Technically Incorrect: Only 6 percent of adults say they are "very confident" that government agencies will keep their records secure.

Chris Matyszczyk
3 min read

Technically Incorrect offers a slightly twisted take on the tech that's taken over our lives.


And what might he think of this survey? HBO; screenshot by CNET

We cheerily give away our personal information every day.

Often, we don't even know where it ends up or who can see it. Yet here we are claiming that we don't trust anybody. There's something touching about our ability to elevate our hypocrisy to glorious levels.

This is surely one conclusion to be reached after reading the Pew Report on privacy, security and surveillance, published today.

Apparently, 93 percent of American adults declare that "being in control of who can get information about them is important." How odd, then, that those 93 percent (if not more) have apparently given zero percent thought to how to maintain that control.

Instead, we search, online shop, post gloriously vital information to Facebook and then think not at all in whose (and how many) hands it ends up.

In this survey, 90 percent of Americans also insisted that controlling what information was collected about them was important. But we've never been too good at addressing the important things in life, have we?

Naturally, the deeper the researchers delved, the more these respondents expressed their discomfort.

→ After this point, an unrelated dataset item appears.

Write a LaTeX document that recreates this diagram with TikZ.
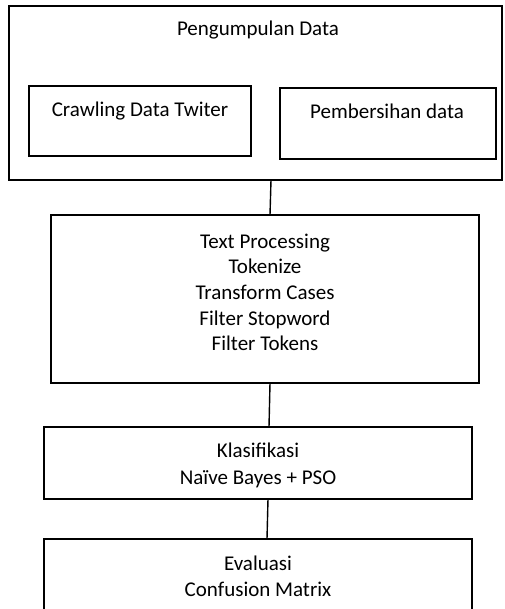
\documentclass[tikz,border=0pt]{standalone}
\usepackage{fontspec}
\setmainfont{Carlito}
\begin{document}
\begin{tikzpicture}[x=1pt,y=-1pt,
  box/.style={draw=black,line width=1.2pt,rectangle,inner sep=0pt,outer sep=0pt,fill=none},
  txt/.style={inner sep=0pt,align=center,anchor=base,font=\fontsize{21}{25.8}\selectfont},
  conn/.style={draw=black,line width=1.4pt}]
\useasboundingbox (0,0) rectangle (504,609);
\clip (0,0) rectangle (504,609);
% boxes
\node[box,minimum width=493pt,minimum height=174pt] (outer) at (255.5,93) {};
\node[box,minimum width=222pt,minimum height=70pt] (crawl) at (140,121) {};
\node[box,minimum width=216pt,minimum height=71pt] (bersih) at (388,123.5) {};
\node[box,minimum width=428pt,minimum height=168pt] (tp) at (265,299) {};
\node[box,minimum width=428pt,minimum height=72pt] (kl) at (258,463) {};
\node[box,minimum width=428pt,minimum height=111pt] (ev) at (258,594.5) {};
% texts
\node[txt] (t1) at (258,36) {Pengumpulan Data};
\node[txt] (t2) at (140,117) {Crawling Data Twiter};
\node[txt] (t3) at (387,119) {Pembersihan data};
\node[txt] (t4) at (265,248) {Text Processing};
\node[txt] (t5) at (265,273.7) {Tokenize};
\node[txt] (t6) at (265,299.4) {Transform Cases};
\node[txt] (t7) at (265,325.1) {Filter Stopword};
\node[txt] (t8) at (265,350.8) {Filter Tokens};
\node[txt] (t9) at (258,457) {Klasifikasi};
\node[txt] (t10) at (258,484) {Naïve Bayes + PSO};
\node[txt] (t11) at (258,570) {Evaluasi};
\node[txt] (t12) at (258,596) {Confusion Matrix};
% connectors
\draw[conn] (outer.south -| 271,0) -- (tp.north -| 270,0);
\draw[conn] (tp.south -| 270,0) -- (kl.north -| 269,0);
\draw[conn] (kl.south -| 268,0) -- (ev.north -| 267,0);
\end{tikzpicture}
\end{document}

A mere 6 percent claimed to be "very confident" that government agencies can keep their personal information secure, as well as private. A further 25 percent, however, said they were "somewhat confident."

When confidence is qualified by the word "somewhat," it's like green being qualified by the word "black."

But we're not just worried about governments. Not at all. A mere (and perhaps the same mere) 6 percent of respondents claimed to be "very confident" that landline phone companies would keep their data private. Even fewer -- 5 percent -- felt that way about cell phone providers. A painful 1 percent were very confident about their social networks being secure with their data.

However, a fulsome 9 percent were very confident about their credit card companies.

Some might imagine that this is like being in a marriage where we know our spouse is cheating, but we just don't want to think about it.

As my evidence, may I point to the very same Pew Survey and offer that 91 percent of these respondents said they had changed precisely zero in their phone and Web behavior to address these alleged discomforts.

Pew's methodology relies on collecting data (securely and privately, I imagine) from various sources. It says the majority of this report relies on information culled from 498 adults aged 18 and over who were examined between August 5 and September 2 last year. A further survey was conducted early this year -- between January 27 and February 16 -- among 461 adults aged 18 and over.

This Memorial Day weekend, you might reach for a great American novel to ease you through. You might catch up on deep and serious movies or TV shows that evoke what our nation has become today.

But there are surely few more-expressive expositions of the human condition and its slight shortcomings than this Pew Survey.

We care deeply. We worry constantly. And what do we do about it? Why, nothing. We're too busy online shopping.

And somewhere Edward Snowden must wonder whether it was all worth it.